Sunday, April 3, 2011

Modern Exam

Exam 3: Modern Era 20th Century
Short Answer
1. An Image of Africa: Racism in Conrad's Heart of Darkness -Chinua Achebe. This piece was written as a response to the Heart of Darkness and the working racism it represented. The argument is by having the setting be Africa it strips the natives as people and makes them into things that are irrelevant. It is said that this is arrogant and at one point he argues that anyone who doesn't see the blatant racism in the work doesn't know what they're talking about. His goal was to bring to light the fact that it was a racist work and claim that Conrad himself was racist. What Achebe never took into account was the time period in which Conrad was alive and the cultural contexts of his lifetime and his locale.
3. Arcadia - Tom Stoppard. This quotation is a good example of the Age of  Enlightenment being overrun by the Romantic Period. In other words, Lady Croom wanted to redo her garden that was neat, logical, organized, nature as God intended it to be in order to replace it with the gothic macabre of nature being overgrown and taking its territory back from the civilized world. The organized garden is a representation of the Age of Enlightenment because it uses reason and science, it is the logical and explained. Romanticism is the unorganized, unexplainable, relying on emotion and feeling, which engulfs the logic of the mind by controlling it with emotion. The changing of the garden is a visual representation of the changing of the time and ages.
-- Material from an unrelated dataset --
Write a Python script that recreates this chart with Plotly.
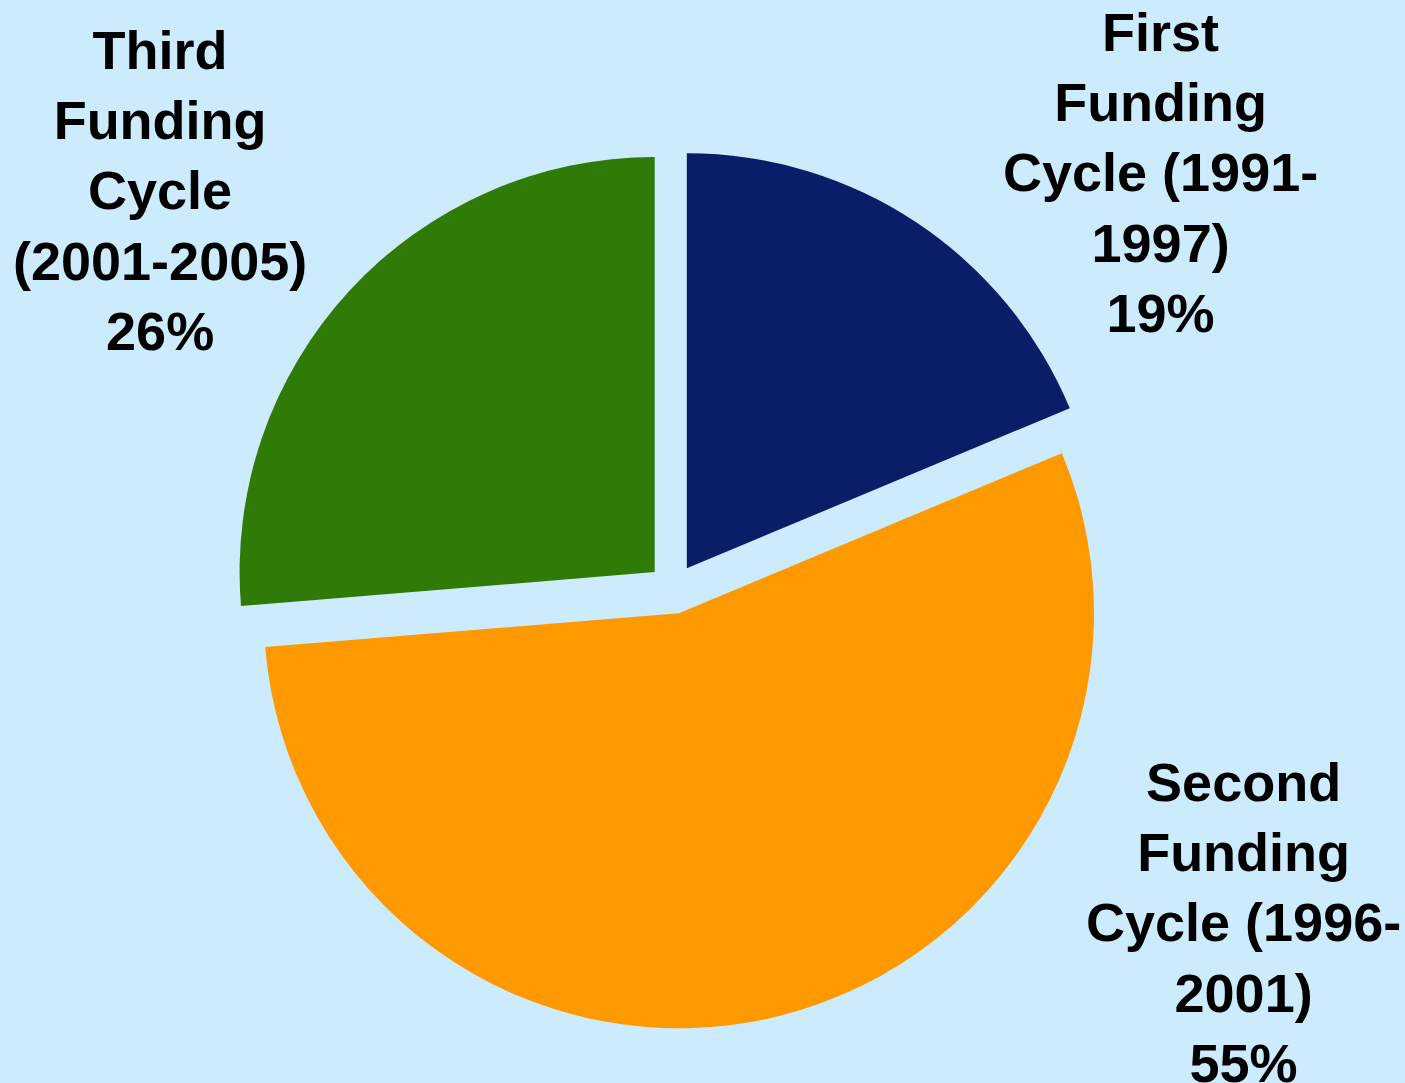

4. Shooting an Elephant - George Orwell. This was written in order to explain his experience in having to shoot an elephant when he was a police officer in India for the British. In it Orwell explains having to shoot the elephant, when he didn't really want to do it. He explains how he was pushed to do it because the natives were expecting it of him, that he could feel them willing him to shoot the elephant because it had already unleashed death upon the natives. It is the narrative of explaining how you don't know what you're capable of until you are put into a given situation. Orwell didn't want to look foolish and he didn't want to be wrong, to a certain extent it was all about saving face. There is also another way of looking at this piece, using the elephant as a metaphor for imperialism, by shooting the elephant it's like breaking down imperialism. Such as making Britain let go of the colonies they have ensnared.
6. The Wasteland - T.S. Eliot. The Wasteland is one of the works of the Modern Era that is especially unique. There is a certain amount of disorientation that occurs when reading the work. It jumps around and tries to form of disconnection of what you know. All the while he uses references across the text that is rare for the common people to get all of the references thrown about. He references the most obscure parts of popular works, changes languages for a couple of lines, and shows the reality of the world by causing a defragmentation of the references. To be alive is to not understand everything, there's a certain human quality in the misunderstanding of this work. As far as the relation of the quotation within the entirety of the work is the London bridge is the connection of the land masses that were separated by a river, in this case it is symbolically representing bridging this life with the afterlife.
9. Arcadia - Tom Stoppard. This quotation is from Thomasina when she is talking about the phenomenon of stirring rice pudding. Here she is disputing that the laws of motion rule over all things. She mentions that if you stir jelly into rice pudding you cannot ever stir the jelly out of the rice pudding. This is where the second law of thermodynamics begin to play its role in this work which states that different temperatures will reach an equilibrium. What it means to the novel is that entropy always increases (in other words chaos increases). Basically this is relevant to the novel because it explains that not everything can be explained entirely, chaos can sometimes get in the way of rules. Thomasina gets a glimpse into the theory of thermodynamics which didn't yet exist during that period, yet she lacked the math capability to explain the discovery she stumbled upon or glimpsed into.
10. Heart of Darkness - Joseph Conrad. This quotation relates to the text because there's a common theme of light and darkness throughout the story. It implies that the shadows/darkness is lying in wait within the wilderness. Darkness exists in nature and can creep upon anyone given the right circumstances. No one knows what it will take for someone to fall prey to the darkness. Darkness is always there right next to the light. The darkness and the light call upon one another, and neither can exist without the other's help. The implication is that they work together, yet they are at constant odds with each other. The question this brings about, however, is does the wilderness/nature turn civilized peoples into dark barbarians, or does nature only allow that aspect of the civilized to really shine through?